The group’s leadership, Mr. Solomon said, had heard little negative reaction from its membership since the award was announced on March 17. Mr. Carey had contacted him with concerns, he said, and “we had a pleasant interaction and I thought it had been resolved.”

Similarly, Mr. Solomon said, the group’s statement in support of Charlie Hebdo in the immediate aftermath of the attacks had led to a surge in new memberships.

“We heard from people who said they had been meaning to join PEN for a few years, and the tragedy was a catalyst,” he said.

Mr. Carey, in the email interview, said that he had first contacted Peter Godwin, Mr. Solomon’s predecessor as PEN’s president, in mid-March, and then emailed Mr. Solomon on Friday to withdraw, after returning from a long stretch of travel.

“I wrote to Andrew to say that I did not wish to have my name, without my knowledge or prior approval, publicly linked to a political position I did not hold,” he said. (The other five withdrew in separate letters, he added.)

Some PEN members not involved with the gala agreed.
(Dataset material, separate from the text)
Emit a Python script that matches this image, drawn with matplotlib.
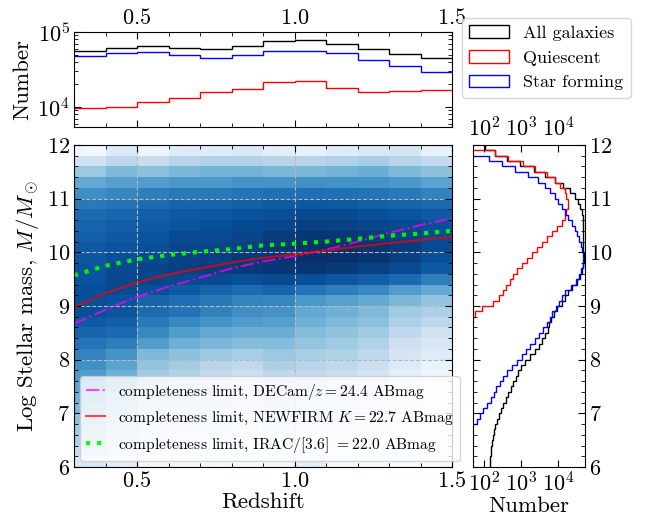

The short story writer Deborah Eisenberg said via email yesterday that she had written in late March to Ms. Nossel to criticize the award.

“What I question is what PEN is hoping to convey by awarding a magazine that has become famous both for the horrible murder of staff members by Muslim extremists and for its denigrating portrayals of Muslims,” she said. “Charlie Hebdo’s symbolic significance is unclear here.”

But Salman Rushdie, a former PEN president who lived in hiding for years after a fatwa in response to his novel “The Satanic Verses,” said the issues were perfectly clear. Mr. Ondaatje and Mr. Carey were old friends of his, he said, but they are “horribly wrong.”

“If PEN as a free speech organization can’t defend and celebrate people who have been murdered for drawing pictures, then frankly the organization is not worth the name,” Mr. Rushdie said. “What I would say to both Peter and Michael and the others is, I hope nobody ever comes after them.”